Jak powiedział pełnomocnik Erin Andrews, Marshall Grossman - Michael Barrett podjął przynajmniej dwie próby nakręcenia Erin w hotelu, a najbardziej bulwersujące w sprawie jest to, że podglądacz miał sprzymierzeńców w hotelowej obsłudze. Nie uczyniono nic, by celebrytka miała zapewnioną ochronę i prywatność - wręcz przeciwnie.

We wrześniu 2008 roku Andrews była w Nashville z wizytą służbową. Reporterka ESPN wynajęła pokój w hotelu Marriott. Jej prześladowca natomiast zamówił pokój z zastrzeżeniem "ma być obok Andrews" - komputerowa rezerwacja zachowała się i jest dowodem w sprawie. Ignorancja hotelowej obsługi sięgnęła jeszcze dalej - owe dwa sąsiadujące ze sobą pokoje mieściły się poza głównym korytarzem, we wnęce - w takim miejscu, którego nie obejmowały ani kamery ochrony, ani wzrok innych mieszkańców. Barrett podmienił drzwiowy wizjer na taki, przez który mógł nakręcić film telefonem komórkowym. No i to zrobił .

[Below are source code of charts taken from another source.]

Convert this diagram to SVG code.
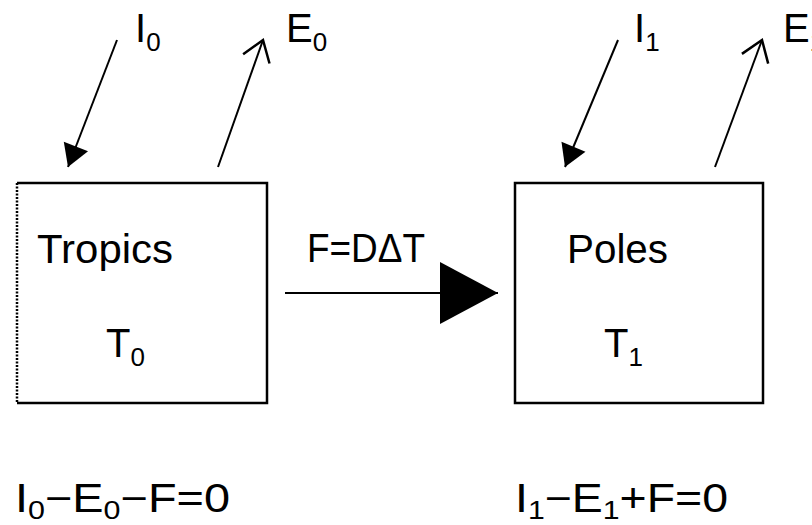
<svg xmlns="http://www.w3.org/2000/svg" width="812" height="525" viewBox="0 0 812 525">
<style>
text{font-family:"Liberation Sans",Arial,sans-serif;fill:#000}
.lbl{font-size:40px}
.sub{font-size:26px}
.box{fill:none;stroke:#000;stroke-width:2.5}
.dot{fill:none;stroke:#000;stroke-width:2.5;stroke-dasharray:2 1.5}
.ln{fill:none;stroke:#000;stroke-width:2}
</style>
<defs>
<marker id="fill" markerUnits="userSpaceOnUse" markerWidth="30" markerHeight="30" refX="22" refY="0" viewBox="0 -15 24 30" orient="auto" overflow="visible">
<path d="M0,-13 L22,0 L0,13 z" fill="#000"/>
</marker>
<marker id="open" markerUnits="userSpaceOnUse" markerWidth="30" markerHeight="34" refX="20" refY="0" viewBox="0 -17 24 34" orient="auto" overflow="visible">
<path d="M0,-14 L20,0 L0,14" fill="none" stroke="#000" stroke-width="2.5"/>
</marker>
<marker id="big" markerUnits="userSpaceOnUse" markerWidth="60" markerHeight="64" refX="58" refY="0" viewBox="0 -32 60 64" orient="auto" overflow="visible">
<path d="M0,-31 L58,0 L0,31 z" fill="#000"/>
</marker>
</defs>

<g id="tropics">
<path class="box" d="M17,183 H267 V403 H17"/>
<path class="dot" d="M17,183 V403"/>
<text class="lbl" x="37" y="263" textLength="136" lengthAdjust="spacingAndGlyphs">Tropics</text>
<text class="lbl" x="106" y="357">T<tspan class="sub" dy="9">0</tspan></text>
</g>

<g id="poles">
<rect class="box" x="515" y="183" width="248" height="220"/>
<text class="lbl" x="567" y="263" textLength="101" lengthAdjust="spacingAndGlyphs">Poles</text>
<text class="lbl" x="604" y="357">T<tspan class="sub" dy="9">1</tspan></text>
</g>

<g id="labels">
<text class="lbl" x="135" y="42">I<tspan class="sub" dy="9">0</tspan></text>
<text class="lbl" x="286" y="42">E<tspan class="sub" dy="9">0</tspan></text>
<text class="lbl" x="634" y="42">I<tspan class="sub" dy="9">1</tspan></text>
<text class="lbl" x="783" y="42">E<tspan class="sub" dy="9">1</tspan></text>
<text class="lbl" x="307" y="262" textLength="118" lengthAdjust="spacingAndGlyphs">F=DΔT</text>
</g>

<g id="equations">
<text class="lbl" x="15" y="512" textLength="215" lengthAdjust="spacingAndGlyphs">I<tspan class="sub" dy="7">0</tspan><tspan dy="-7">−E</tspan><tspan class="sub" dy="7">0</tspan><tspan dy="-7">−F=0</tspan></text>
<text class="lbl" x="515" y="512" textLength="213" lengthAdjust="spacingAndGlyphs">I<tspan class="sub" dy="7">1</tspan><tspan dy="-7">−E</tspan><tspan class="sub" dy="7">1</tspan><tspan dy="-7">+F=0</tspan></text>
</g>

<g id="connectors">
<line class="ln" x1="117" y1="40" x2="68" y2="167" marker-end="url(#fill)"/>
<line class="ln" x1="218" y1="167" x2="263" y2="40" marker-end="url(#open)"/>
<line class="ln" x1="618" y1="40" x2="565" y2="167" marker-end="url(#fill)"/>
<line class="ln" x1="715" y1="167" x2="762" y2="40" marker-end="url(#open)"/>
<line class="ln" x1="285" y1="293" x2="498" y2="293" marker-end="url(#big)"/>
</g>
</svg>
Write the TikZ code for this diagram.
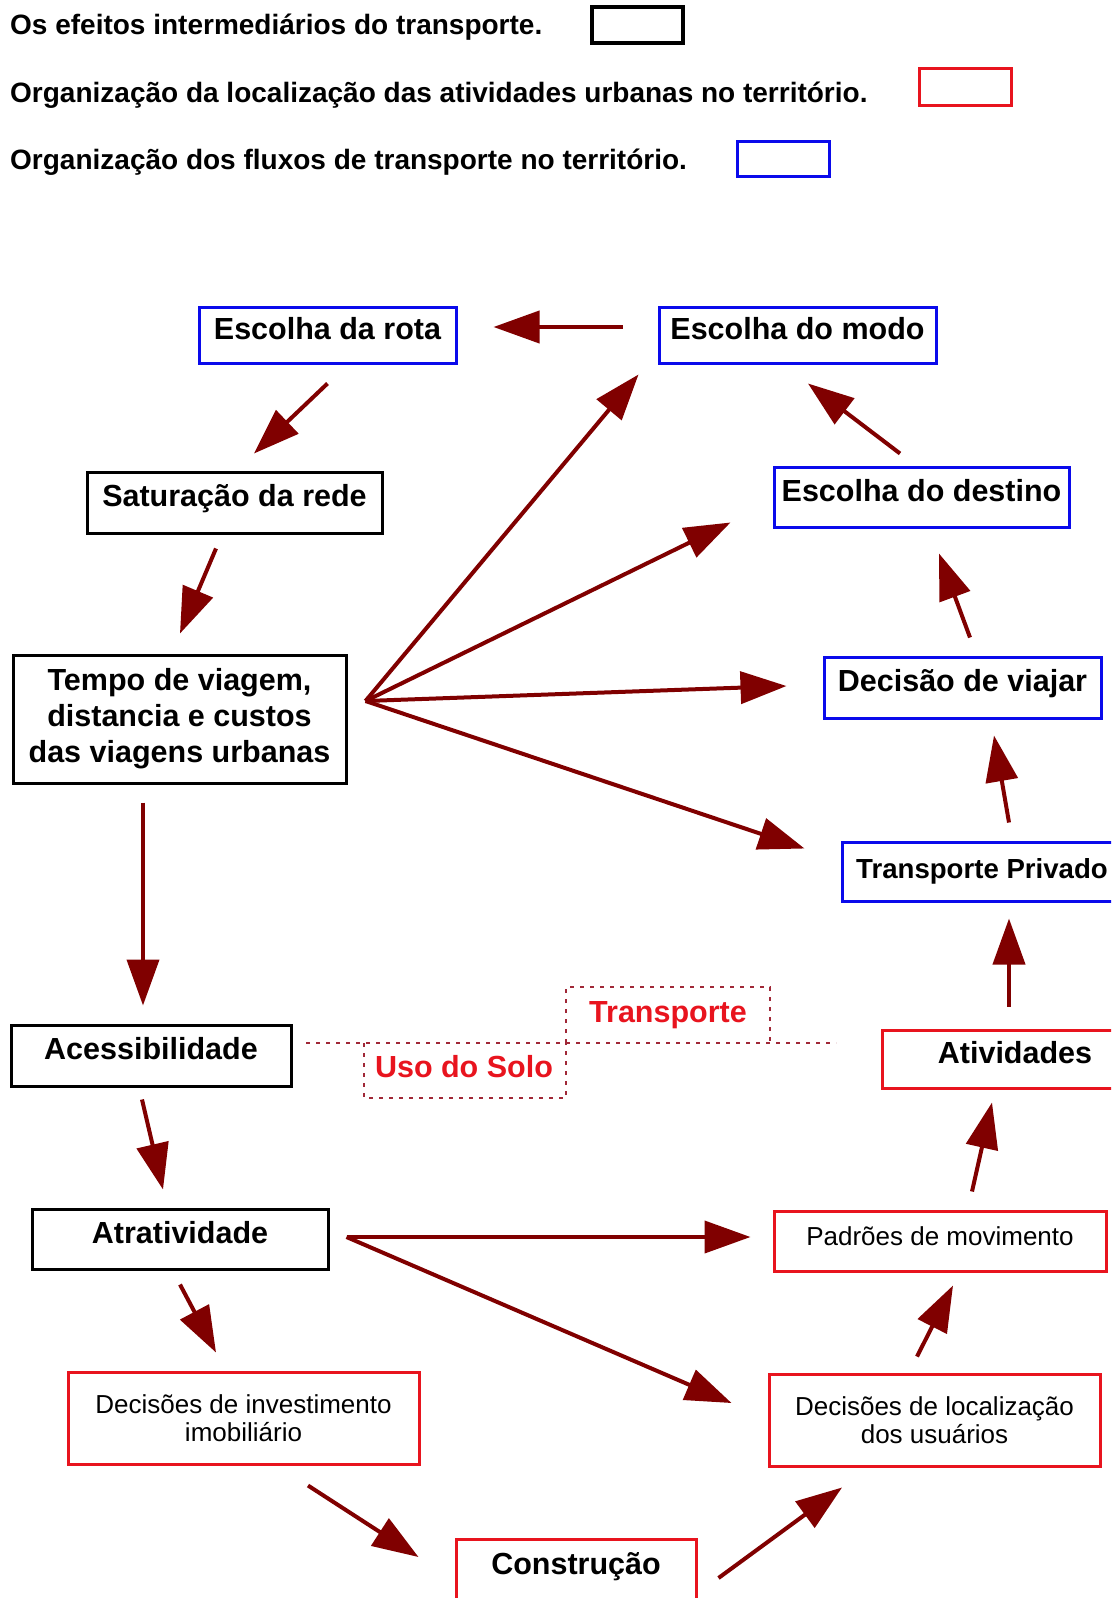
\documentclass[tikz,border=0pt]{standalone}
\usepackage{fontspec}
\setmainfont{Liberation Sans}
\usetikzlibrary{arrows.meta}
\definecolor{arrred}{RGB}{128,0,0}
\definecolor{boxblue}{RGB}{10,10,235}
\definecolor{boxred}{RGB}{232,20,30}
\definecolor{dotred}{RGB}{160,40,55}
\begin{document}
\begin{tikzpicture}[x=1pt,y=-1pt,
    box/.style={draw, line width=3pt, inner sep=0pt, align=center},
    big/.style={font=\bfseries\fontsize{30.5}{36}\selectfont},
    small/.style={font=\fontsize{26}{28.5}\selectfont},
    oneline/.style={text height=22pt, text depth=14pt},
    legtext/.style={anchor=base west, inner sep=0pt, font=\bfseries\fontsize{28}{30}\selectfont},
    lab/.style={big, oneline, text=boxred, inner sep=0pt},
    dotln/.style={draw=dotred, line width=2pt, dash pattern=on 4pt off 6pt},
    arr/.style={draw=arrred, line width=4pt, -{Triangle[length=46pt,width=32pt]}}]

    \useasboundingbox (0,0) rectangle (1111,1598);
    \clip (0,0) rectangle (1111,1598);

    \node[legtext] (leg1) at (10,34) {Os efeitos intermediários do transporte.};
    \node[legtext] (leg2) at (10,102) {Organização da localização das atividades urbanas no território.};
    \node[legtext] (leg3) at (10,169) {Organização dos fluxos de transporte no território.};
    \node[draw, line width=3.5pt, minimum width=91pt, minimum height=36pt] (legblack) at (637.5,25) {};
    \node[draw=boxred, line width=3pt, minimum width=92pt, minimum height=37pt] (legred) at (965,86.5) {};
    \node[draw=boxblue, line width=3pt, minimum width=92pt, minimum height=35pt] (legblue) at (783,158.5) {};

    \node[box, big, oneline, draw=boxblue, minimum width=257pt, minimum height=56pt] (rota) at (327.5,335) {Escolha da rota};
    \node[box, big, oneline, draw=boxblue, minimum width=277pt, minimum height=56pt] (modo) at (797.5,335) {Escolha do modo};
    \node[box, big, oneline, minimum width=295pt, minimum height=61pt] (satur) at (234.5,502.5) {Saturação da rede};
    \node[box, big, oneline, draw=boxblue, minimum width=295pt, minimum height=60pt] (destino) at (921.5,497) {Escolha do destino};
    \node[box, big, minimum width=333pt, minimum height=128pt] (tempo) at (179.5,719) {Tempo de viagem,\\distancia e custos\\das viagens urbanas};
    \node[box, big, oneline, draw=boxblue, minimum width=277pt, minimum height=61pt] (viajar) at (962.5,687.5) {Decisão de viajar};
    \node[box, draw=boxblue, font=\bfseries\fontsize{27.6}{32}\selectfont, text height=20pt, text depth=6pt, minimum width=280pt, minimum height=59pt] (privado) at (982,871.5) {Transporte Privado};
    \node[box, big, oneline, minimum width=280pt, minimum height=61pt] (acess) at (151,1055.5) {Acessibilidade};
    \node[box, big, oneline, draw=boxred, minimum width=266pt, minimum height=58pt] (ativid) at (1015,1059) {Atividades};
    \node[box, big, oneline, minimum width=296pt, minimum height=60pt] (atrat) at (180,1239) {Atratividade};
    \node[box, small, text height=19pt, text depth=10pt, draw=boxred, minimum width=332pt, minimum height=60pt] (padroes) at (940,1241) {Padrões de movimento};
    \node[box, small, draw=boxred, minimum width=351pt, minimum height=92pt] (invest) at (243.5,1418) {Decisões de investimento\\imobiliário};
    \node[box, small, draw=boxred, minimum width=331pt, minimum height=92pt] (local) at (934.5,1420) {Decisões de localização\\dos usuários};
    \node[box, big, oneline, draw=boxred, minimum width=240pt, minimum height=62pt] (constr) at (576,1570) {Construção};

    \draw[dotln] (306,1043) -- (836,1043);
    \draw[dotln] (566,1043) |- (770,987) -- (770,1043);
    \draw[dotln] (364,1043) |- (566,1098) -- (566,1043);
    \node[lab] (transp) at (668,1018) {Transporte};
    \node[lab] (solo) at (464,1073) {Uso do Solo};

    \coordinate (fan) at ([shift={(18,-18)}]tempo.east);

    \draw[arr] ([shift={(-35,-8)}]modo.west) -- ([shift={(36,-8)}]rota.east);
    \draw[arr] ([shift={(0,19)}]rota.south) -- ([shift={(19.5,-17)}]satur.north);
    \draw[arr] ([shift={(-18.5,14)}]satur.south) -- ([shift={(0.5,-20)}]tempo.north);
    \draw[arr] (fan) -- ([shift={(-19,10)}]modo.south west);
    \draw[arr] (fan) -- ([shift={(-42,-6)}]destino.south west);
    \draw[arr] (fan) -- ([shift={(-36,-1.5)}]viajar.west);
    \draw[arr] (fan) -- ([shift={(-36,8)}]privado.north west);
    \draw[arr] ([shift={(-21.5,-12)}]destino.north) -- ([shift={(10.5,19)}]modo.south);
    \draw[arr] ([shift={(7.5,-18)}]viajar.north) -- ([shift={(17.5,25)}]destino.south);
    \draw[arr] ([shift={(27,-18)}]privado.north) -- ([shift={(31.5,16)}]viajar.south);
    \draw[arr] ([shift={(-6,-22)}]ativid.north) -- ([shift={(27,16)}]privado.south);
    \draw[arr] ([shift={(-36.5,18)}]tempo.south) -- ([shift={(-8,-18)}]acess.north);
    \draw[arr] ([shift={(-9,12)}]acess.south) -- ([shift={(-17,-18)}]atrat.north);
    \draw[arr] ([shift={(17,-2)}]atrat.east) -- ([shift={(-22,-4)}]padroes.west);
    \draw[arr] ([shift={(17,-2)}]atrat.east) -- ([shift={(-36,-17)}]local.west);
    \draw[arr] ([shift={(0,14)}]atrat.south) -- ([shift={(-27.5,-18)}]invest.north);
    \draw[arr] ([shift={(32,-18)}]padroes.north) -- ([shift={(-23,13)}]ativid.south);
    \draw[arr] ([shift={(-17.5,-16)}]local.north) -- ([shift={(13,13)}]padroes.south);
    \draw[arr] ([shift={(64.5,20)}]invest.south) -- ([shift={(-36,-13)}]constr.west);
    \draw[arr] ([shift={(21,8)}]constr.east) -- ([shift={(-92.5,20)}]local.south);

\end{tikzpicture}
\end{document}
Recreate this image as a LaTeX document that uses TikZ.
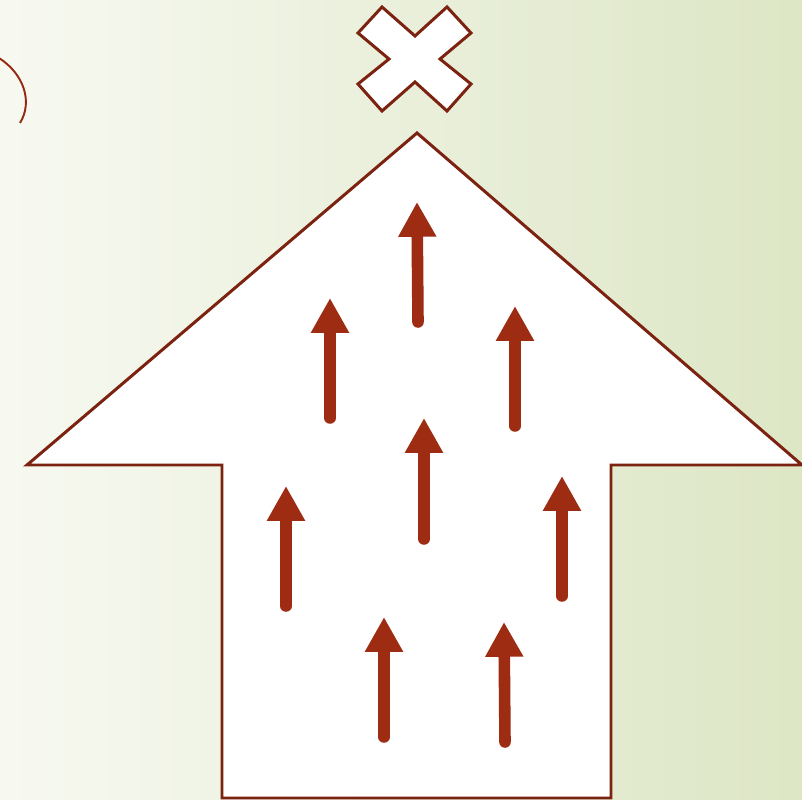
\documentclass[tikz,border=0pt]{standalone}
\usepackage{tikz}
\usetikzlibrary{arrows.meta}
\definecolor{rimred}{HTML}{7B2210}
\definecolor{flowred}{HTML}{9E2C12}
\definecolor{bgleft}{HTML}{F7F9F1}
\definecolor{bgright}{HTML}{DDE6C5}

\begin{document}
\begin{tikzpicture}[
  x=0.02cm, y=-0.02cm,
  outline/.style={draw=rimred, line width=1.7pt, fill=white, line join=miter},
  flow/.style={draw=flowred, line width=6.6pt, line cap=round,
    -{Triangle[width=20.4pt, length=19.8pt]}}
]

% Background
\useasboundingbox (0,0) rectangle (802,800);
\shade[left color=bgleft, right color=bgright] (0,0) rectangle (802,800);

% Small arc at the top left
\draw[flowred!95!black, line width=1.1pt] (-1,58) .. controls (24,74) and (33,102) .. (20,123);

% Cross above the tip
\draw[outline] (382,7) -- (415,36) -- (447,7) -- (471,33) -- (440,59) -- (471,84)
  -- (447,111) -- (415,82) -- (382,111) -- (358,84) -- (389,59) -- (358,33) -- cycle;

% Big up arrow
\draw[outline] (417,133) -- (802,465) -- (611,465) -- (611,798) -- (222,798)
  -- (222,465) -- (27,465) -- cycle;

% Small arrows inside (tail x, tail y, tip x, tip y)
\foreach \tx/\ty/\hx/\hy in {418/322/417/202, 330/418/330/298, 515/426/515/306,
  424/539/424/418, 286/606/286/486, 562/596/562/476, 384/737/384/617, 505/742/504/622}
  \draw[flow] (\tx,\ty) -- (\hx,\hy);

\end{tikzpicture}
\end{document}
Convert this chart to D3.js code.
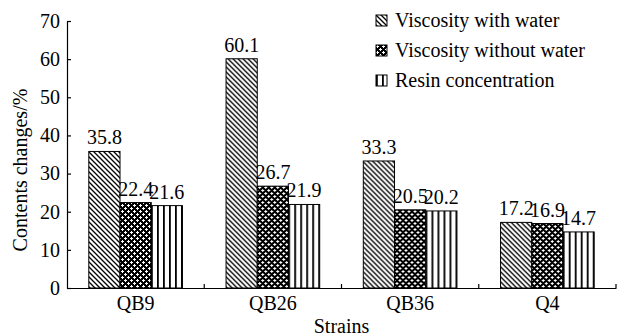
<!DOCTYPE html>
<html>
<head>
<meta charset="utf-8">
<script src="https://cdn.jsdelivr.net/npm/d3@7"></script>
<style>
  html, body { margin: 0; padding: 0; background: #fff; }
  svg { display: block; }
</style>
</head>
<body>
<svg id="chart" width="625" height="336"></svg>
<script>
const categories = ["QB9", "QB26", "QB36", "Q4"];
const seriesNames = ["Viscosity with water", "Viscosity without water", "Resin concentration"];
const viscosityWithWater = [35.8, 60.1, 33.3, 17.2];
const viscosityWithoutWater = [22.4, 26.7, 20.5, 16.9];
const resinConcentration = [21.6, 21.9, 20.2, 14.7];
const yTicks = [0, 10, 20, 30, 40, 50, 60, 70];
const yLabel = "Contents changes/%";
const xLabel = "Strains";

const seriesValues = [viscosityWithWater, viscosityWithoutWater, resinConcentration];
const patternIds = ["pDiag", "pCheck", "pVert"];

const svg = d3.select("#chart");
const FS = 20;
const FF = '"Liberation Serif"';

// Patterns
const defs = svg.append("defs");
const p1 = defs.append("pattern").attr("id", "pDiag").attr("patternUnits", "userSpaceOnUse")
  .attr("width", 5).attr("height", 5);
p1.append("rect").attr("width", 5).attr("height", 5).attr("fill", "#fff");
p1.append("path").attr("d", "M0,0L5,5M-1,4L1,6M4,-1L6,1")
  .attr("stroke", "#000").attr("stroke-width", 1.3);

const p2 = defs.append("pattern").attr("id", "pCheck").attr("patternUnits", "userSpaceOnUse")
  .attr("width", 6).attr("height", 6);
p2.append("rect").attr("width", 6).attr("height", 6).attr("fill", "#000");
[[0,1,3,1],[1,0,1,3],[3,4,3,1],[4,3,1,3]].forEach(r => {
  p2.append("rect").attr("x", r[0]).attr("y", r[1]).attr("width", r[2]).attr("height", r[3]).attr("fill", "#fff");
});

const p3 = defs.append("pattern").attr("id", "pVert").attr("patternUnits", "userSpaceOnUse")
  .attr("width", 6).attr("height", 6);
p3.append("rect").attr("width", 6).attr("height", 6).attr("fill", "#fff");
p3.append("rect").attr("x", 0).attr("y", 0).attr("width", 1.8).attr("height", 6).attr("fill", "#000");

// Scales
const x0 = d3.scaleBand().domain(categories).range([67, 616]).paddingInner(0).paddingOuter(0);
const sidePad = 21.8;
const x1 = d3.scaleBand().domain(d3.range(seriesNames.length)).range([sidePad, x0.bandwidth() - sidePad]).padding(0);
const y = d3.scaleLinear().domain([0, 70]).range([288, 21]);

// Bars
const groups = svg.append("g").selectAll("g").data(categories).join("g")
  .attr("transform", d => `translate(${x0(d)},0)`);
groups.each(function(cat, ci) {
  const g = d3.select(this);
  seriesValues.forEach((vals, si) => {
    const v = vals[ci];
    g.append("rect")
      .attr("x", x1(si)).attr("y", y(v))
      .attr("width", x1.bandwidth()).attr("height", y(0) - y(v))
      .attr("fill", `url(#${patternIds[si]})`)
      .attr("stroke", "#000").attr("stroke-width", 1);
    g.append("text")
      .attr("x", x1(si) + x1.bandwidth() / 2).attr("y", y(v) - 7)
      .attr("text-anchor", "middle")
      .style("font-family", FF).style("font-size", FS + "px").style("fill", "#000")
      .text(v.toFixed(1));
  });
});

// Y axis
const yAxis = svg.append("g").attr("transform", "translate(67,0)")
  .call(d3.axisLeft(y).tickValues(yTicks).tickSizeInner(-4).tickSizeOuter(0).tickPadding(7));
yAxis.selectAll("text").style("font-family", FF).style("font-size", FS + "px").style("fill", "#000");
yAxis.selectAll("line,path").attr("stroke", "#000").attr("stroke-width", 1.2);

// X axis
const xAxis = svg.append("g").attr("transform", "translate(0,288)")
  .call(d3.axisBottom(x0).tickSize(0).tickPadding(8));
xAxis.selectAll("text").style("font-family", FF).style("font-size", FS + "px").style("fill", "#000");
xAxis.select("path").attr("stroke", "#000").attr("stroke-width", 1.2);
xAxis.selectAll(".bnd").data(categories).join("line").attr("class", "bnd")
  .attr("x1", d => x0(d) + x0.bandwidth()).attr("x2", d => x0(d) + x0.bandwidth())
  .attr("y1", 0).attr("y2", -4).attr("stroke", "#000").attr("stroke-width", 1.2);

// Axis titles
svg.append("text").attr("x", 341.5).attr("y", 333).attr("text-anchor", "middle")
  .style("font-family", FF).style("font-size", FS + "px").style("fill", "#000").text(xLabel);
svg.append("text").attr("transform", "translate(27,170) rotate(-90)")
  .attr("text-anchor", "middle")
  .style("font-family", FF).style("font-size", FS + "px").style("fill", "#000").text(yLabel);

// Legend
const legend = svg.append("g").attr("transform", "translate(376,15)");
seriesNames.forEach((name, i) => {
  legend.append("rect").attr("x", 0).attr("y", i * 30).attr("width", 11).attr("height", 11)
    .attr("fill", `url(#${patternIds[i]})`).attr("stroke", "#000").attr("stroke-width", 1);
  legend.append("text").attr("x", 19).attr("y", i * 30 + 12)
    .style("font-family", FF).style("font-size", FS + "px").style("fill", "#000").text(name);
});
</script>
</body>
</html>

Wcześniej, w lipcu 2008 roku Michael Barrett obdzwonił 14 hotelów w Milwaukee, by dowiedzieć się, gdzie zatrzymała się Andrews mająca pracować przy meczu baseballowej ligi MLB. Prześladowca dziennikarki znalazł właściwy apartament, bez problemu zarezerwował sąsiedni pokój. Marshall Grossman wyjawia, że choć podejrzany ostatecznie nie zameldował się w hotelu w Milwaukee, w pokoju wynajętym przez Andrews znaleziono podobnie spreparowany wizjer, jak w Nashville. 

Barrett został aresztowany przez FBI na lotnisku Chicago-O'Hare. W poniedziałek ma zostać podjęta decyzja, czy jako federalny więzień zostanie przetransportowany do Los Angeles i czy też będzie mógł się ubiegać o zwolnienie za kaucją. 

Cieszymy się, że Erin będzie mogła wreszcie skonfrontować się ze swoim prześladowcą i powiedzieć mu, że z nim wygrała . I cieszymy się, że możemy ten kryminalny wątek zamknąć - najlepiej za drzwiami pancernymi, bez żadnych wizjerów.